Answer to Question #211220 in Functional Analysis for Muhammad

A linear operator T is self adjoint if and only if for all x $\langle Tx, x \rangle = \langle x, Tx \rangle$ .

Let $\lambda$ be any eigenvalue of T and x a corresponding eigenvector. Then

$\langle Tx, x \rangle = \langle \lambda x, x \rangle = \bar\lambda |x|^2$

$\langle x, Tx \rangle = \langle x, \lambda x \rangle = \lambda |x|^2$

Compare these expressions, reminding that $\langle Tx, x \rangle = \langle x, Tx \rangle$. We obtain

$(\bar\lambda-\lambda) |x|^2=0$ , and hence $\bar\lambda=\lambda$. This means that eigenvalues of T are real.

A linear operator T is unitary if and only if it is invertible and for all x $\langle T^{-1}x, x \rangle = \langle x, Tx \rangle$.

Let $\lambda$ be any eigenvalue of T and x a corresponding eigenvector.
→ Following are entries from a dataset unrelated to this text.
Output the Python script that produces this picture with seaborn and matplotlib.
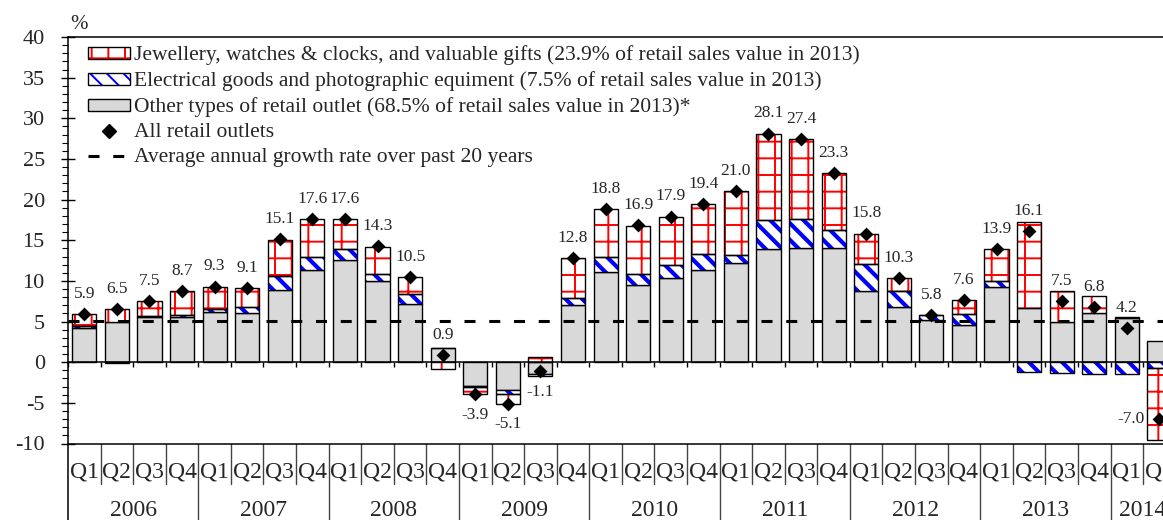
import numpy as np
import matplotlib
matplotlib.use("Agg")
import matplotlib.pyplot as plt
import seaborn as sns
from matplotlib.patches import Patch
from matplotlib.lines import Line2D
from matplotlib.legend_handler import HandlerTuple

# ---------------- data ----------------
years = ["2006", "2007", "2008", "2009", "2010", "2011", "2012", "2013", "2014"]
quarter_names = ["Q1", "Q2", "Q3", "Q4"]
quarters = [f"{y} {q}" for y in years for q in quarter_names][:34]

other = [4.2, 4.9, 5.6, 5.5, 6.2, 6.0, 8.9, 11.3, 12.6, 10.0, 7.2, 1.7,
         -2.9, -3.4, -1.4, 7.0, 11.1, 9.5, 10.4, 11.3, 12.2, 13.9, 14.0, 14.0,
         8.7, 6.8, 5.2, 4.6, 9.3, 6.7, 4.9, 6.0, 5.4, 2.6]
electrical = [0.2, -0.1, 0.1, 0.3, 0.4, 0.8, 1.7, 1.7, 1.3, 0.9, 1.2, 0.0,
              -0.1, -0.5, -0.3, 0.9, 1.9, 1.4, 1.5, 2.0, 1.0, 3.6, 3.6, 2.3,
              3.4, 2.0, 0.6, 1.3, 0.7, -1.2, -1.3, -1.4, -1.5, -0.7]
jewellery = [1.5, 1.6, 1.8, 2.9, 2.7, 2.3, 4.4, 4.6, 3.7, 3.3, 2.1, -0.8,
             -0.9, -1.2, 0.6, 4.9, 5.8, 5.9, 6.0, 6.1, 7.8, 10.6, 9.8, 7.0,
             3.7, 1.5, 0.0, 1.7, 3.9, 10.6, 3.9, 2.2, 0.2, -8.9]
total = [5.9, 6.5, 7.5, 8.7, 9.3, 9.1, 15.1, 17.6, 17.6, 14.3, 10.5, 0.9,
         -3.9, -5.1, -1.1, 12.8, 18.8, 16.9, 17.9, 19.4, 21.0, 28.1, 27.4, 23.3,
         15.8, 10.3, 5.8, 7.6, 13.9, 16.1, 7.5, 6.8, 4.2, -7.0]
avg_growth = 5.1

legend_labels = [
    "Jewellery, watches & clocks, and valuable gifts (23.9% of retail sales value in 2013)",
    "Electrical goods and photographic equiment (7.5% of retail sales value in 2013)",
    "Other types of retail outlet (68.5% of retail sales value in 2013)*",
    "All retail outlets",
    "Average annual growth rate over past 20 years",
]

# ---------------- style ----------------
sns.set_theme(style="ticks")
plt.rcParams["font.family"] = ["Liberation Serif", "DejaVu Serif"]
plt.rcParams["axes.unicode_minus"] = False
plt.rcParams["hatch.linewidth"] = 1.4

GREY = "#d9d9d9"
RED = "#ff0000"
BLUE = "#0000ff"
STRIPES = "\\\\"

W, H = 1163, 520
fig = plt.figure(figsize=(W / 100, H / 100), dpi=100)
ax_left, ax_right = 68, 1175.7
ax_top, ax_bottom = 37, 443.5
ax = fig.add_axes([ax_left / W, 1 - ax_bottom / H, (ax_right - ax_left) / W, (ax_bottom - ax_top) / H])

n = len(quarters)
xpos = np.arange(n)
vals = np.array([other, electrical, jewellery], dtype=float)
pos = np.clip(vals, 0, None)
neg = np.clip(vals, None, 0)
pos_bottom = np.vstack([np.zeros(n), np.cumsum(pos, axis=0)[:-1]])
neg_bottom = np.vstack([np.zeros(n), np.cumsum(neg, axis=0)[:-1]])
bottoms = np.where(vals >= 0, pos_bottom, neg_bottom)

bw = 0.74
layer_style = [
    dict(face=GREY, hatch=None, hcolor=None, hlw=None),
    dict(face="white", hatch=STRIPES, hcolor=BLUE, hlw=3.0),
    dict(face="white", hatch="+", hcolor=RED, hlw=1.4),
]

for k in range(3):
    st = layer_style[k]
    if st["hatch"] is None:
        sns.barplot(x=quarters, y=vals[k], order=quarters, bottom=bottoms[k],
                    color=st["face"], saturation=1, width=bw, errorbar=None,
                    edgecolor="black", linewidth=1.0, ax=ax, zorder=2)
    else:
        nb = len(ax.patches)
        with plt.rc_context({"hatch.linewidth": st["hlw"]}):
            sns.barplot(x=quarters, y=vals[k], order=quarters, bottom=bottoms[k],
                        color=st["face"], saturation=1, width=bw, errorbar=None,
                        edgecolor=st["hcolor"], hatch=st["hatch"], linewidth=0,
                        ax=ax, zorder=2)
        for p in ax.patches[nb:]:
            if hasattr(p, "set_hatch_linewidth"):
                p.set_hatch_linewidth(st["hlw"])
        sns.barplot(x=quarters, y=vals[k], order=quarters, bottom=bottoms[k],
                    color="black", saturation=1, width=bw, errorbar=None, fill=False,
                    edgecolor="black", linewidth=1.0, ax=ax, zorder=2.5)

ax.axhline(avg_growth, color="black", lw=2.2, ls=(0, (3.6, 4.5)), zorder=3)
sns.scatterplot(x=xpos, y=total, marker="D", s=50, color="black", linewidth=0,
                ax=ax, zorder=4, legend=False)

# value labels
for i, t in enumerate(total):
    txt = f"{t:.1f}"
    if i == n - 1:
        ax.text(i - bw / 2 - 0.08, t, txt, ha="right", va="center", fontsize=12.5, zorder=5)
    elif t >= 0:
        ax.text(i, t + 2.0, txt, ha="center", va="baseline", fontsize=12.5, zorder=5)
    else:
        ax.text(i, t - 3.05, txt, ha="center", va="baseline", fontsize=12.5, zorder=5)

# axes formatting
ax.set_xlim(-0.5, n - 0.5)
ax.set_ylim(-10, 40)
ax.set_xlabel("")
ax.set_ylabel("")
for s in ["left", "top", "bottom"]:
    ax.spines[s].set_color("black")
    ax.spines[s].set_linewidth(1.1)
ax.spines["right"].set_visible(False)
ax.spines["bottom"].set_position(("data", 0))
ax.set_xticks(np.arange(-0.5, n, 1))
ax.tick_params(axis="x", which="both", direction="out", length=3.6, width=1.0,
               color="black", labelbottom=False, bottom=True)
ax.set_yticks(np.arange(-10, 41, 5))
ax.set_yticks(np.arange(-10, 41, 1), minor=True)
ax.tick_params(axis="y", which="major", direction="inout", length=9.4, width=1.0,
               color="black", pad=12, labelsize=16, left=True)
ax.tick_params(axis="y", which="minor", direction="out", length=4.3, width=0.8,
               color="black", left=True)
ax.axhline(-10, color="black", lw=1.1, zorder=3, clip_on=False)

# category axis below the plot
yq = -13.5
yy = -18.3
for i in range(n):
    ax.text(i, yq, quarters[i].split()[1], ha="center", va="center", fontsize=17, clip_on=False)
for b in range(1, n + 1):
    y_end = -19.7 if b % 4 == 0 else -15.0
    ax.plot([b - 0.5, b - 0.5], [-10, y_end], color="#444444", lw=1.0, clip_on=False)
ax.plot([-0.5, -0.5], [-10, -19.7], color="black", lw=1.1, clip_on=False)
for j, yr in enumerate(years):
    idx = [i for i, q in enumerate(quarters) if q.startswith(yr)]
    ax.text(np.mean(idx), yy, yr, ha="center", va="center", fontsize=17, clip_on=False)

fig.text(79 / W, 1 - 24 / H, "%", ha="center", va="center", fontsize=15)

# legend
h_jew = (Patch(facecolor="white", edgecolor=RED, hatch="+", linewidth=0),
         Patch(facecolor="none", edgecolor="black", linewidth=1.0))
h_ele = (Patch(facecolor="white", edgecolor=BLUE, hatch=STRIPES, linewidth=0),
         Patch(facecolor="none", edgecolor="black", linewidth=1.0))
h_oth = Patch(facecolor=GREY, edgecolor="black", linewidth=1.0)
h_all = Line2D([], [], marker="D", color="black", ls="none", markersize=7)
h_avg = Line2D([], [], color="black", lw=2.2, ls=(0, (3.6, 4.5)))
leg = ax.legend([h_jew, h_ele, h_oth, h_all, h_avg], legend_labels,
                handler_map={tuple: HandlerTuple(ndivide=1, pad=0)},
                loc="upper left", bbox_to_anchor=(0.018, 0.979), frameon=False,
                fontsize=15.5, borderpad=0, borderaxespad=0, labelspacing=0.28,
                handlelength=1.95, handleheight=0.47, handletextpad=0.2)

fig.savefig("out.png", dpi=100)
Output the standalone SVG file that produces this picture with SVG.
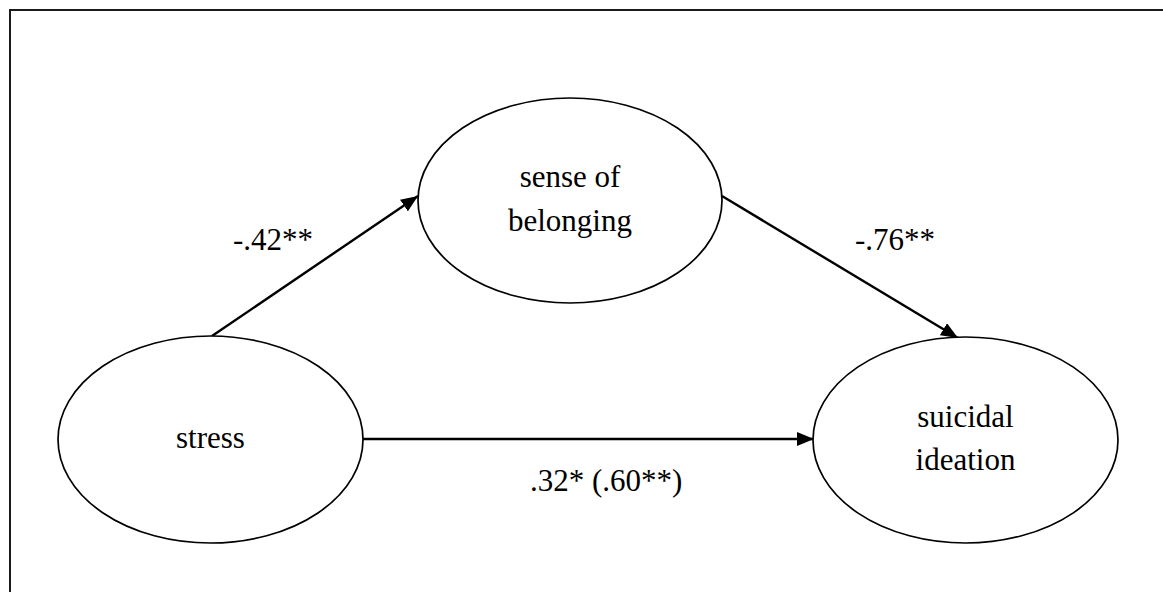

Then x is also an eigenvector of $T^{-1}$ with the eigenvalue $\lambda^{-1}$. Compute

$\langle T^{-1}x, x \rangle = \langle \lambda^{-1} x, x \rangle = \bar\lambda^{-1} |x|^2$

$\langle x, Tx \rangle = \langle x, \lambda x \rangle = \lambda |x|^2$

Compare these expressions, reminding that $\langle T^{-1}x, x \rangle = \langle x, Tx \rangle$. We obtain

$(\bar\lambda^{-1}-\lambda) |x|^2=0$ , and hence $\bar\lambda^{-1}=\lambda$. This means that $|\lambda|^2=\bar\lambda\lambda=1$.